Underwear models – they’re everywhere. We’ve all seen them. We’ve all envied their bodies. And we’ve all bought the products hoping to look even partially as hot as the person modeling them.
First – the male models. Women, it’s okay to drool. You wouldn’t be the first one to do so. Calvin Klein has a knack for giving its female audience exactly what it wants and causing its male viewers to look down at their beer bellies and weep.
Washboard abs. Bulging biceps. Perfect facial structure. A little oil. And of course – the bulging package. No need to place the model in an overly masculine stance, his body and piercing stare get the message across – this is what every women wants in her man and what every man wishes he looked like.
Unfortunately, or perhaps fortunately, not every man looks like this. In fact, an extremely small percentage do. So why do we obsess so much over what we can’t have. Well there’s your reason – you can’t have it, so you want it even more. But how far are you willing to go to get it?
This is a rare and unrealistic image of the male body, yet it is the one that the media portrays most often. This unbalanced ratio of unrealistic body images can cause, and has caused, consumers to go to unhealthy lengths to reach such perfection.
The female version of the underwear model is no better. Victoria’s Secret models have long, flowing hair, a slim figure, long legs, toned muscles, perfect facial structure, a seductive look, and of course those large, perky breasts.
How many women do you know who actually look like the model to the right? … Yeah, that’s what I thought. Despite the rarity of this look, it is what we idealize.

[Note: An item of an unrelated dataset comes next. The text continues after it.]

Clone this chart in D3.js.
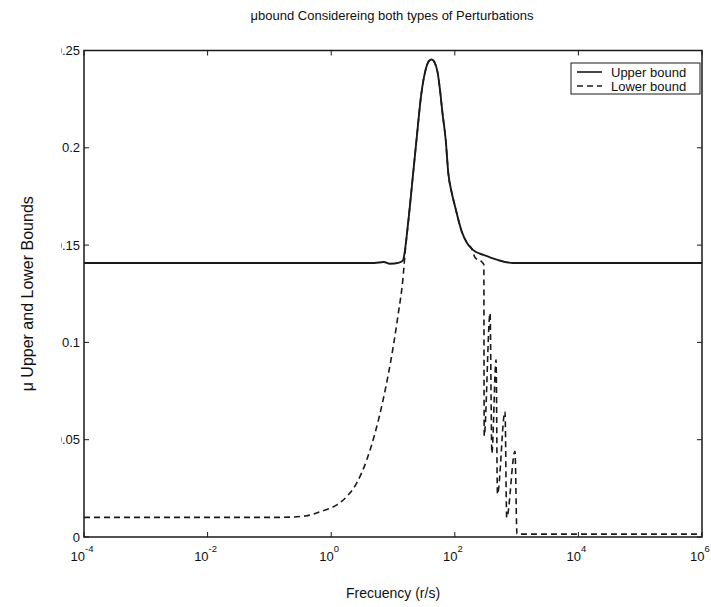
<!DOCTYPE html>
<html>
<head>
<meta charset="utf-8">
<script src="https://cdn.jsdelivr.net/npm/d3@7"></script>
<style>
  body { margin: 0; background: #fff; }
  svg text { font-family: "Liberation Sans", Arial, sans-serif; fill: #111; }
</style>
</head>
<body>
<div id="chart"></div>
<script>
// frequency (r/s) and mu values
var upperFreq = [0.0001, 5.0, 7.1, 8.9, 12.6, 14.4, 17.8, 20.9, 24.0, 28.8, 33.1, 38.0, 42.3, 46.8,
                 52.5, 57.5, 63.1, 71.3, 78.5, 89.1, 100.7, 129.4, 158.5, 187.5, 213.8, 288.4, 478.6, 871, 1e6];
var upperMu = [0.1408, 0.1408, 0.1413, 0.1404, 0.1410, 0.1420, 0.163, 0.185, 0.204, 0.228, 0.239, 0.2445, 0.2454, 0.244,
               0.239, 0.230, 0.218, 0.204, 0.187, 0.177, 0.170, 0.157, 0.151, 0.1482, 0.1467, 0.145, 0.1425, 0.1408, 0.1408];

var lowerFreq = [0.0001, 0.148, 0.38, 0.66, 1.23, 1.78, 2.57, 3.76, 5.13, 6.92, 10.1, 12.2, 14.4, 15.8,
                 17.8, 20.9, 24.0, 28.8, 33.1, 38.0, 42.3, 46.8, 52.5, 57.5, 63.1, 71.3, 78.5, 89.1, 100.7, 129.4, 158.5, 187.5,
                 213.8, 269, 295, 299, 372, 398, 465, 490, 649, 692, 942, 1014, 1e6];
var lowerMu = [0.0101, 0.0101, 0.0108, 0.013, 0.0165, 0.0207, 0.0276, 0.0396, 0.0535, 0.0705, 0.098, 0.115, 0.132, 0.147,
               0.163, 0.185, 0.204, 0.228, 0.239, 0.2445, 0.2454, 0.244, 0.239, 0.230, 0.218, 0.204, 0.187, 0.177, 0.170, 0.157, 0.151, 0.1482,
               0.1435, 0.1416, 0.1400, 0.052, 0.115, 0.043, 0.091, 0.022, 0.0645, 0.010, 0.044, 0.0015, 0.0015];

var xTicks = [1e-4, 1e-2, 1, 1e2, 1e4, 1e6];
var xTickExp = ["-4", "-2", "0", "2", "4", "6"];
var yTicks = [0, 0.05, 0.1, 0.15, 0.2, 0.25];
var yTickLabels = ["0", "0.05", "0.1", "0.15", "0.2", "0.25"];
var seriesNames = ["Upper bound", "Lower bound"];

var W = 711, H = 607;
var margin = {top: 50.5, right: 9, bottom: 70, left: 84};
var width = W - margin.left - margin.right,
    height = H - margin.top - margin.bottom;

var svg = d3.select("#chart").append("svg")
    .attr("width", W)
    .attr("height", H);

var x = d3.scaleLog().domain([1e-4, 1e6]).range([0, width]);
var y = d3.scaleLinear().domain([0, 0.25]).range([height, 0]);

var g = svg.append("g")
    .attr("transform", "translate(" + margin.left + "," + margin.top + ")");

// clip the tick labels at the left like the source image
svg.append("clipPath").attr("id", "leftclip")
  .append("rect").attr("x", 61).attr("y", 0).attr("width", W).attr("height", H);

var col = "#1a1a1a";

// lines
var upperData = upperFreq.map(function(f, i) { return {f: f, v: upperMu[i]}; });
var lowerData = lowerFreq.map(function(f, i) { return {f: f, v: lowerMu[i]}; });
var line = d3.line()
    .curve(d3.curveMonotoneX)
    .x(function(d) { return x(d.f); })
    .y(function(d) { return y(d.v); });

g.append("path").datum(lowerData)
    .attr("d", line)
    .attr("fill", "none")
    .attr("stroke", col)
    .attr("stroke-width", 1.6)
    .attr("stroke-dasharray", "6,4");

g.append("path").datum(upperData)
    .attr("d", line)
    .attr("fill", "none")
    .attr("stroke", col)
    .attr("stroke-width", 1.9)
    .attr("stroke-linejoin", "round");

// box
g.append("rect")
    .attr("width", width).attr("height", height)
    .attr("fill", "none").attr("stroke", col).attr("stroke-width", 1.5);

// inside ticks, all four sides
var tl = 5;
xTicks.forEach(function(t) {
  g.append("line").attr("x1", x(t)).attr("x2", x(t)).attr("y1", height).attr("y2", height - tl)
    .attr("stroke", col).attr("stroke-width", 1);
  g.append("line").attr("x1", x(t)).attr("x2", x(t)).attr("y1", 0).attr("y2", tl)
    .attr("stroke", col).attr("stroke-width", 1);
});
yTicks.forEach(function(t) {
  g.append("line").attr("x1", 0).attr("x2", tl).attr("y1", y(t)).attr("y2", y(t))
    .attr("stroke", col).attr("stroke-width", 1);
  g.append("line").attr("x1", width).attr("x2", width - tl).attr("y1", y(t)).attr("y2", y(t))
    .attr("stroke", col).attr("stroke-width", 1);
});

// y tick labels
svg.append("g").attr("clip-path", "url(#leftclip)")
  .selectAll("text").data(yTicks).enter().append("text")
    .attr("x", margin.left - 4)
    .attr("y", function(d) { return margin.top + y(d) + 4.5; })
    .attr("text-anchor", "end")
    .style("font-size", "13px")
    .text(function(d, i) { return yTickLabels[i]; });

// x tick labels 10^n
xTicks.forEach(function(t, i) {
  var tx = svg.append("text")
      .attr("x", margin.left + x(t) - 2)
      .attr("y", margin.top + height + 24)
      .attr("text-anchor", "middle")
      .style("font-size", "13px");
  tx.append("tspan").text("10");
  tx.append("tspan").attr("dy", -9).style("font-size", "9.5px").text(xTickExp[i]);
});

// titles
svg.append("text")
    .attr("x", 392).attr("y", 20)
    .attr("text-anchor", "middle")
    .style("font-size", "13px")
    .text("\u03bcbound Considereing both types of Perturbations");

svg.append("text")
    .attr("x", margin.left + width / 2).attr("y", 598)
    .attr("text-anchor", "middle")
    .style("font-size", "14px")
    .text("Frecuency (r/s)");

svg.append("text")
    .attr("transform", "translate(33," + (margin.top + height / 2) + ") rotate(-90)")
    .attr("text-anchor", "middle")
    .style("font-size", "16px")
    .text("\u03bc Upper and Lower Bounds");

// legend
var lg = svg.append("g").attr("transform", "translate(571,63)");
lg.append("rect").attr("width", 129).attr("height", 31)
    .attr("fill", "#fff").attr("stroke", col).attr("stroke-width", 1);
seriesNames.forEach(function(name, i) {
  var ly = 9 + i * 14;
  lg.append("line").attr("x1", 6).attr("x2", 31).attr("y1", ly).attr("y2", ly)
    .attr("stroke", col).attr("stroke-width", 1.6)
    .attr("stroke-dasharray", i === 1 ? "6,4" : null);
  lg.append("text").attr("x", 40).attr("y", ly + 4.5)
    .style("font-size", "13px").text(name);
});
</script>
</body>
</html>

Not only do these advertisements portray unrealistic body images, they also promote them. In other words, they put the idea into the viewer’s head that a body like that is not only achievable, but that they should strive to achieve it. On the surface this may not seem too harmful, but the severity of this message is entirely dependent on the viewer’s personal interpretation of it.
The impact of male body image is often underestimated behind females, but in reality males go through many of the same body modification techniques in their attempt to achieve a different body: plastic surgery, artificial tanning, hair extensions (or plugs), liposuction, diets, excessive exercising and many others. But when is body modification taken too far?
We’ve all done something to change our appearance to match our personality and style or attempt to look like one of these models. But there is a point when body modification becomes unhealthy. Whether it is in the form of excessive exercising, an eating disorder, or damaging plastic surgery – when a persons health is at risk these unrealistic perceptions of body perfection need to be eliminated.